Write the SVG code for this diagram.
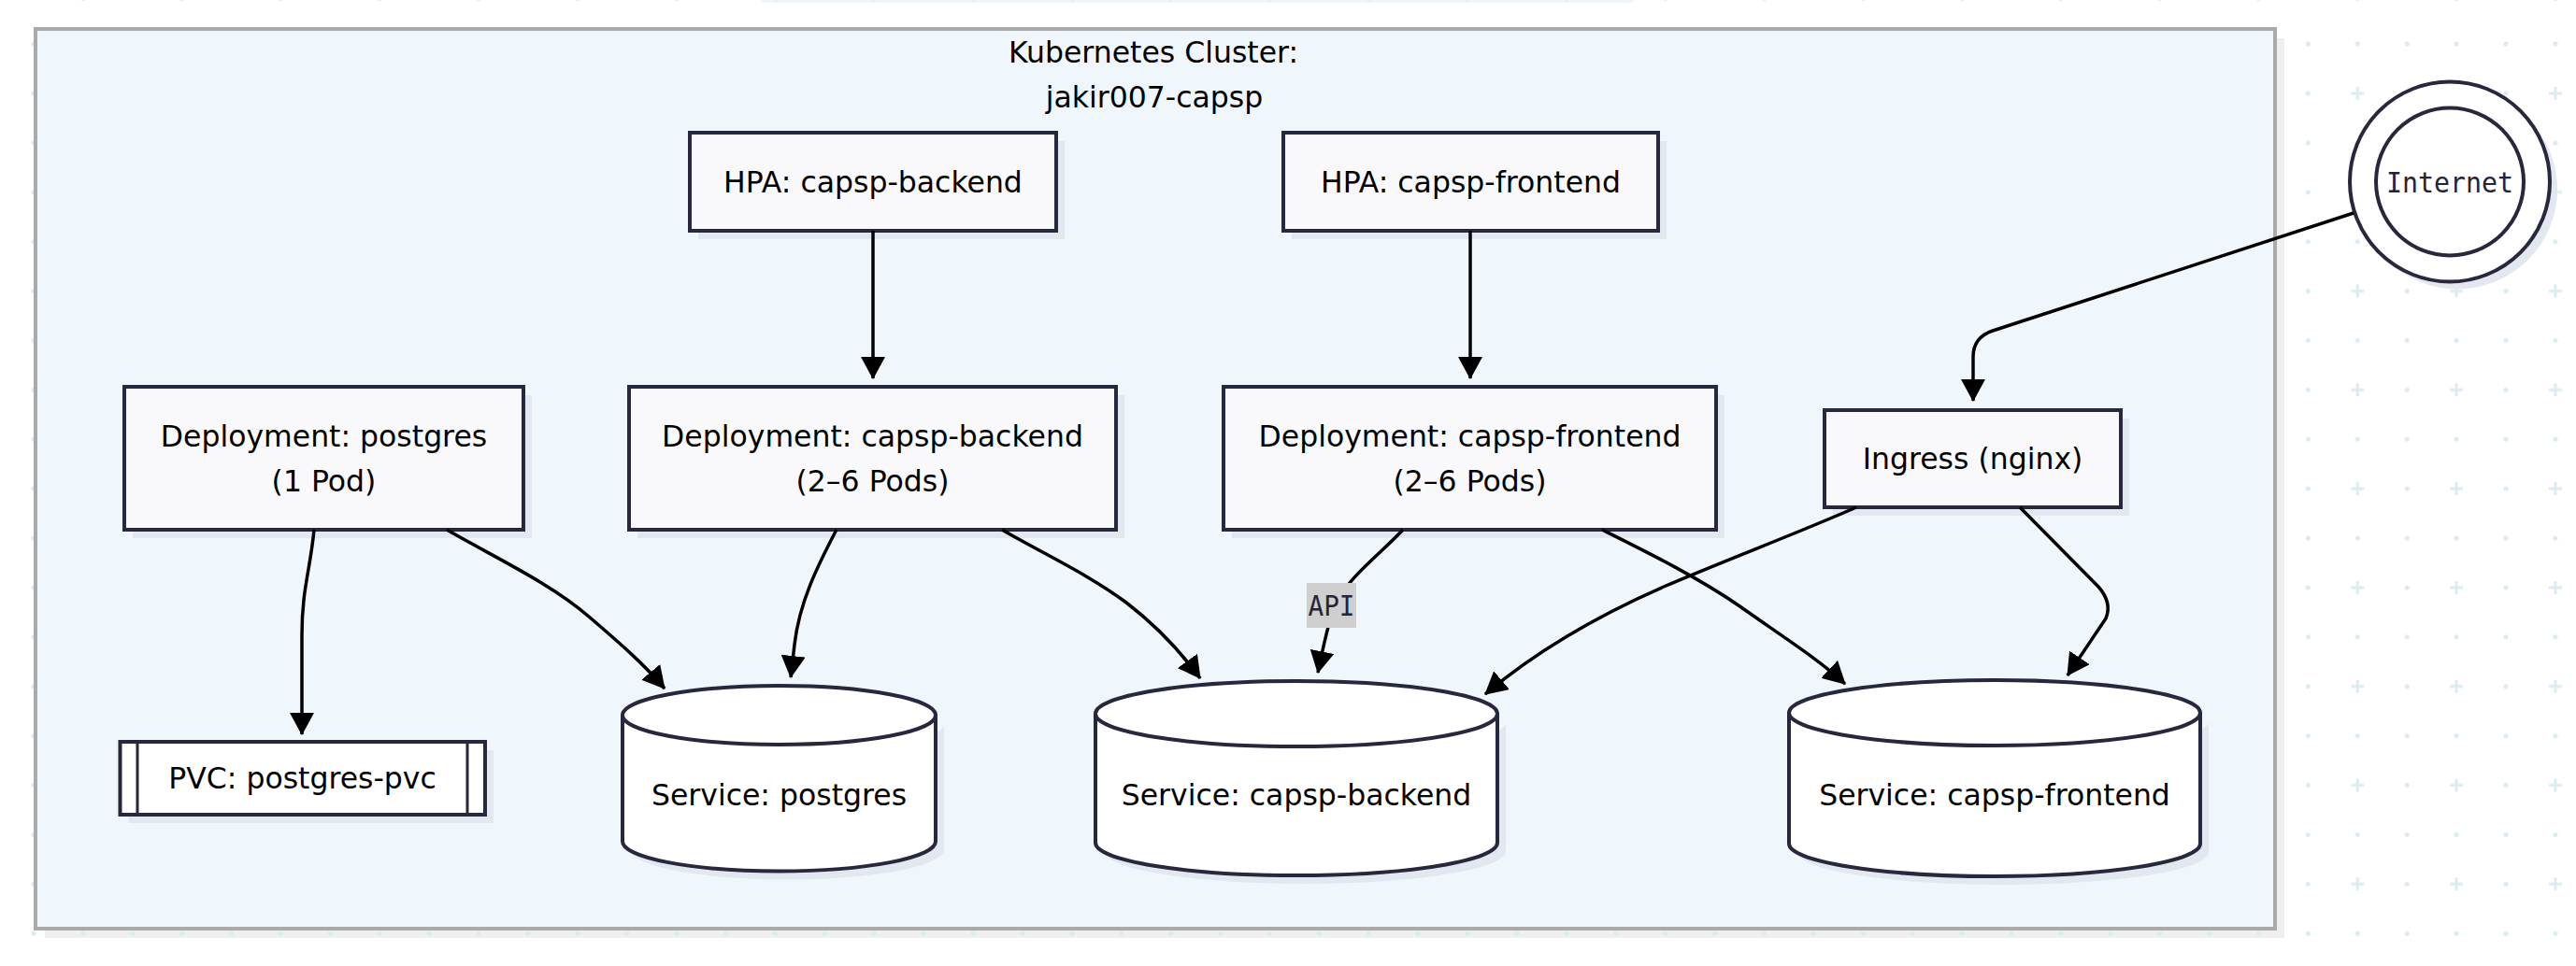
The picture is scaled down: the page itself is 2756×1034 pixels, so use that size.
<svg xmlns="http://www.w3.org/2000/svg" width="2756" height="1034" viewBox="0 0 2756 1034">
<style>
.lbl{font-family:"DejaVu Sans",Verdana,sans-serif;font-size:31.5px;fill:#000;text-anchor:middle}
.mono{font-family:"DejaVu Sans Mono","Liberation Mono",monospace;font-size:31px;fill:#23233a;text-anchor:middle}
.box{fill:#f9f9fb;stroke:#27273d;stroke-width:4}
.wbox{fill:#ffffff;stroke:#27273d;stroke-width:4}
.shd{fill:#e3e7ef;stroke:none}
.edge{fill:none;stroke:#000;stroke-width:3.5}
.dot{fill:#d9ecf0}
</style>
<defs>
<pattern id="grid" patternUnits="userSpaceOnUse" x="36" y="47" width="105.8" height="105.8">
<circle cx="0" cy="0" r="2.6" class="dot"/>
<circle cx="105.8" cy="0" r="2.6" class="dot"/>
<circle cx="0" cy="105.8" r="2.6" class="dot"/>
<circle cx="105.8" cy="105.8" r="2.6" class="dot"/>
<circle cx="52.9" cy="0" r="2.6" class="dot"/>
<circle cx="52.9" cy="105.8" r="2.6" class="dot"/>
<circle cx="0" cy="52.9" r="2.6" class="dot"/>
<circle cx="105.8" cy="52.9" r="2.6" class="dot"/>
<path d="M52.9,45.9 V59.9 M45.9,52.9 H59.9" stroke="#d9ecf0" stroke-width="3"/>
</pattern>
<marker id="arr" markerUnits="userSpaceOnUse" markerWidth="24" markerHeight="26" refX="23" refY="13" orient="auto">
<path d="M0,0 L24,13 L0,26 z" fill="#000"/>
</marker>
</defs>
<rect x="0" y="0" width="2756" height="1034" fill="#ffffff"/>
<rect x="812" y="-20" width="938" height="23" rx="8" fill="#eef4f8"/>
<rect x="48" y="41" width="2396" height="963" fill="#efefef"/>
<rect x="0" y="0" width="2756" height="1034" fill="url(#grid)"/>

<g id="cluster">
<rect x="38" y="31" width="2396" height="963" fill="#eff6fc" stroke="#aaaaaa" stroke-width="4"/>
<text class="lbl" x="1234" y="67">Kubernetes Cluster:</text>
<text class="lbl" x="1235" y="115">jakir007-capsp</text>
</g>

<g id="hpa-backend">
<rect class="shd" x="747" y="151" width="392" height="105"/>
<rect class="box" x="738" y="142" width="392" height="105"/>
<text class="lbl" x="934" y="206">HPA: capsp-backend</text>
</g>

<g id="hpa-frontend">
<rect class="shd" x="1382" y="151" width="401" height="105"/>
<rect class="box" x="1373" y="142" width="401" height="105"/>
<text class="lbl" x="1573.5" y="206">HPA: capsp-frontend</text>
</g>

<g id="internet">
<circle cx="2629" cy="202.5" r="107" class="shd"/>
<circle cx="2621" cy="194.5" r="107" class="wbox"/>
<circle cx="2621" cy="194.5" r="79" class="wbox"/>
<text class="mono" x="2621" y="206" textLength="136" lengthAdjust="spacingAndGlyphs">Internet</text>
</g>

<g id="deploy-postgres">
<rect class="shd" x="142" y="423" width="427" height="153"/>
<rect class="box" x="133" y="414" width="427" height="153"/>
<text class="lbl" x="346.5" y="478">Deployment: postgres</text>
<text class="lbl" x="346.5" y="526">(1 Pod)</text>
</g>

<g id="deploy-backend">
<rect class="shd" x="682" y="423" width="521" height="153"/>
<rect class="box" x="673" y="414" width="521" height="153"/>
<text class="lbl" x="933.5" y="478">Deployment: capsp-backend</text>
<text class="lbl" x="933.5" y="526">(2–6 Pods)</text>
</g>

<g id="deploy-frontend">
<rect class="shd" x="1318" y="423" width="527" height="153"/>
<rect class="box" x="1309" y="414" width="527" height="153"/>
<text class="lbl" x="1572.5" y="478">Deployment: capsp-frontend</text>
<text class="lbl" x="1572.5" y="526">(2–6 Pods)</text>
</g>

<g id="ingress">
<rect class="shd" x="1961" y="448" width="317" height="104"/>
<rect class="box" x="1952" y="439" width="317" height="104"/>
<text class="lbl" x="2110.5" y="502">Ingress (nginx)</text>
</g>

<g id="pvc">
<rect class="shd" x="137.5" y="803" width="390.5" height="78"/>
<rect class="wbox" x="128.5" y="794" width="390.5" height="78"/>
<path d="M147,794 V872 M500,794 V872" stroke="#27273d" stroke-width="3" fill="none"/>
<text class="lbl" x="323.5" y="844">PVC: postgres-pvc</text>
</g>

<g id="svc-postgres">
<path class="shd" d="M675,774.5 a167.5,31.5 0 0 0 335,0 l0,135 a167.5,32 0 0 1 -335,0 z"/>
<path class="wbox" d="M666,765.5 a167.5,31.5 0 0 0 335,0 a167.5,31.5 0 0 0 -335,0 l0,135 a167.5,32 0 0 0 335,0 l0,-135"/>
<text class="lbl" x="833.5" y="862">Service: postgres</text>
</g>

<g id="svc-backend">
<path class="shd" d="M1181,773 a215,35 0 0 0 430,0 l0,138 a215,35 0 0 1 -430,0 z"/>
<path class="wbox" d="M1172,764 a215,35 0 0 0 430,0 a215,35 0 0 0 -430,0 l0,138 a215,35 0 0 0 430,0 l0,-138"/>
<text class="lbl" x="1387" y="862">Service: capsp-backend</text>
</g>

<g id="svc-frontend">
<path class="shd" d="M1923,772 a220,35 0 0 0 440,0 l0,140 a220,35 0 0 1 -440,0 z"/>
<path class="wbox" d="M1914,763 a220,35 0 0 0 440,0 a220,35 0 0 0 -440,0 l0,140 a220,35 0 0 0 440,0 l0,-140"/>
<text class="lbl" x="2134" y="862">Service: capsp-frontend</text>
</g>

<g id="connectors">
<path class="edge" marker-end="url(#arr)" d="M336,567 C332,610 323,630 323,680 L323,786"/>
<path class="edge" marker-end="url(#arr)" d="M478,567 C530,597 590,625 630,660 C665,690 690,712 711,737"/>
<path class="edge" marker-end="url(#arr)" d="M895,567 C875,605 855,645 850,690 L846,725"/>
<path class="edge" marker-end="url(#arr)" d="M1072,567 C1115,592 1165,615 1205,645 C1240,672 1265,700 1284,726"/>
<path class="edge" marker-end="url(#arr)" d="M1501,567 C1480,590 1440,620 1428,648 C1420,670 1414,700 1410,720"/>
<path class="edge" marker-end="url(#arr)" d="M1714,567 C1760,590 1815,617 1860,648 C1905,680 1945,705 1974,732"/>
<path class="edge" marker-end="url(#arr)" d="M1986,543 C1920,572 1850,598 1780,628 C1700,663 1640,700 1589,743"/>
<path class="edge" marker-end="url(#arr)" d="M2161,543 L2245,628 Q2260,645 2253,662 L2212,723"/>
<path class="edge" marker-end="url(#arr)" d="M2518,228 L2132,354 Q2111,361 2111,382 L2111,429"/>
<path class="edge" marker-end="url(#arr)" d="M934,247 L934,405"/>
<path class="edge" marker-end="url(#arr)" d="M1573,247 L1573,405"/>
<rect x="1398" y="624" width="53" height="48" fill="#cfcfcf"/>
<text class="mono" x="1424.5" y="659" textLength="50" lengthAdjust="spacingAndGlyphs">API</text>
</g>
</svg>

## [TASK INSTRUCTIONS]
Go through the lines above. Select every one that has the string "size".

## [ANSWER TO THE EXERCISE]
The picture is scaled down: the page itself is 2756×1034 pixels, so use that size.
.lbl{font-family:"DejaVu Sans",Verdana,sans-serif;font-size:31.5px;fill:#000;text-anchor:middle}
.mono{font-family:"DejaVu Sans Mono","Liberation Mono",monospace;font-size:31px;fill:#23233a;text-anchor:middle}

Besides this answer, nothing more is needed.